→ What this task involves: Pictures stay out. Extract the lines below from the first one through the line with "const titles = [];", both included.

→ Source material:
** BEGIN **

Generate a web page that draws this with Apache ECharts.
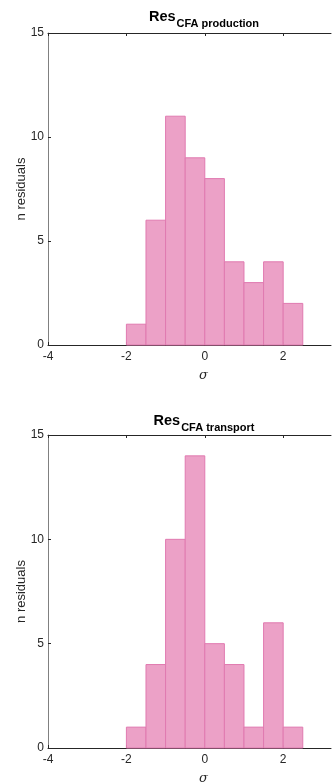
<!DOCTYPE html>
<html>
<head>
<meta charset="utf-8">
<script src="https://cdn.jsdelivr.net/npm/echarts@6/dist/echarts.min.js"></script>
<style>
  html, body { margin: 0; padding: 0; background: #fff; }
  #chart { width: 336px; height: 784px; }
</style>
</head>
<body>
<div id="chart"></div>
<script>
// Histogram bins (width 0.5 sigma)
const binStarts = [-2, -1.5, -1, -0.5, 0, 0.5, 1, 1.5, 2];
const binWidth = 0.5;
const productionCounts = [1, 6, 11, 9, 8, 4, 3, 4, 2];
const transportCounts = [1, 4, 10, 14, 5, 4, 1, 6, 1];
const xTicks = [-4, -2, 0, 2];
const yTicks = [0, 5, 10, 15];
const panelTitles = ['CFA production', 'CFA transport'];

const FONT = 'Liberation Sans, Arial, Helvetica, sans-serif';
const INK = '#262626';
const FILL = '#eca1c7';
const EDGE = '#e07ab0';

function binsData(counts) {
  return counts.map((c, i) => [binStarts[i], binStarts[i] + binWidth, c]);
}

const grids = [
  { left: 48, top: 33, width: 283, height: 312 },
  { left: 48, top: 435, width: 283, height: 313 }
];
const titleTops = [4, 408];

const xAxes = [];
const yAxes = [];
const series = [];
const titles = [];

grids.forEach((g, k) => {
  // bottom axis with labels
  xAxes.push({
    type: 'value', gridIndex: k, min: -4, max: 3.22, position: 'bottom',
    axisLine: { show: true, onZero: false, lineStyle: { color: INK, width: 1 } },
    axisTick: { show: true, inside: true, length: 3, customValues: xTicks, lineStyle: { color: INK } },
    axisLabel: { show: true, customValues: xTicks, color: INK, fontSize: 12, fontFamily: FONT, margin: 6 },
    splitLine: { show: false }
  });
  // top border with ticks only
  xAxes.push({
    type: 'value', gridIndex: k, min: -4, max: 3.22, position: 'top',
    axisLine: { show: true, onZero: false, lineStyle: { color: INK, width: 1 } },
    axisTick: { show: true, inside: true, length: 3, customValues: xTicks, lineStyle: { color: INK } },
    axisLabel: { show: false },
    splitLine: { show: false }
  });
  yAxes.push({
    type: 'value', gridIndex: k, min: 0, max: 15, interval: 5, position: 'left',
    name: 'n residuals', nameLocation: 'middle', nameGap: 20, nameMoveOverlap: false,
    nameTextStyle: { color: INK, fontSize: 13, fontFamily: FONT },
    axisLine: { show: true, onZero: false, lineStyle: { color: '#808080', width: 1 } },
    axisTick: { show: true, inside: true, length: 3, lineStyle: { color: INK } },
    axisLabel: { show: true, customValues: yTicks, color: INK, fontSize: 12, fontFamily: FONT, margin: 4 },
    splitLine: { show: false }
  });
  series.push({
    type: 'custom',
    xAxisIndex: k * 2, yAxisIndex: k,
    data: binsData(k === 0 ? productionCounts : transportCounts),
    encode: { x: [0, 1], y: 2 },
    renderItem: function (params, api) {
      const p0 = api.coord([api.value(0), api.value(2)]);
      const p1 = api.coord([api.value(1), 0]);
      return {
        type: 'rect',
        shape: { x: p0[0], y: p0[1], width: p1[0] - p0[0], height: p1[1] - p0[1] },
        style: { fill: FILL, stroke: EDGE, lineWidth: 1 }
      };
    }
  });
  titles.push({
    left: 199, top: titleTops[k], textAlign: 'center',
    text: '{r|Res}{s|' + panelTitles[k] + '}',
    textStyle: {
      rich: {
        r: { fontSize: 14.5, fontWeight: 'bold', color: '#000', fontFamily: FONT, lineHeight: 18, verticalAlign: 'top' },
        s: { fontSize: 11, fontWeight: 'bold', color: '#000', fontFamily: FONT, lineHeight: 18, padding: [9, 0, 0, 1], verticalAlign: 'top' }
      }
    }
  });
});

const chart = echarts.init(document.getElementById('chart'), null, { renderer: 'canvas' });
chart.setOption({
  animation: false,
  backgroundColor: '#fff',
  title: titles,
  grid: grids,
  xAxis: xAxes,
  yAxis: yAxes,
  series: series,
  graphic: grids.map(g => ({
    type: 'text',
    left: 199, top: g.top + g.height + 24,
    style: { text: 'σ', fontSize: 13, fontStyle: 'italic', fontFamily: 'DejaVu Serif, serif', fill: INK }
  }))
});
</script>
</body>
</html>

** END **

→ Problem solution:
Generate a web page that draws this with Apache ECharts.
<!DOCTYPE html>
<html>
<head>
<meta charset="utf-8">
<script src="https://cdn.jsdelivr.net/npm/echarts@6/dist/echarts.min.js"></script>
<style>
  html, body { margin: 0; padding: 0; background: #fff; }
  #chart { width: 336px; height: 784px; }
</style>
</head>
<body>
<div id="chart"></div>
<script>
// Histogram bins (width 0.5 sigma)
const binStarts = [-2, -1.5, -1, -0.5, 0, 0.5, 1, 1.5, 2];
const binWidth = 0.5;
const productionCounts = [1, 6, 11, 9, 8, 4, 3, 4, 2];
const transportCounts = [1, 4, 10, 14, 5, 4, 1, 6, 1];
const xTicks = [-4, -2, 0, 2];
const yTicks = [0, 5, 10, 15];
const panelTitles = ['CFA production', 'CFA transport'];

const FONT = 'Liberation Sans, Arial, Helvetica, sans-serif';
const INK = '#262626';
const FILL = '#eca1c7';
const EDGE = '#e07ab0';

function binsData(counts) {
  return counts.map((c, i) => [binStarts[i], binStarts[i] + binWidth, c]);
}

const grids = [
  { left: 48, top: 33, width: 283, height: 312 },
  { left: 48, top: 435, width: 283, height: 313 }
];
const titleTops = [4, 408];

const xAxes = [];
const yAxes = [];
const series = [];
const titles = [];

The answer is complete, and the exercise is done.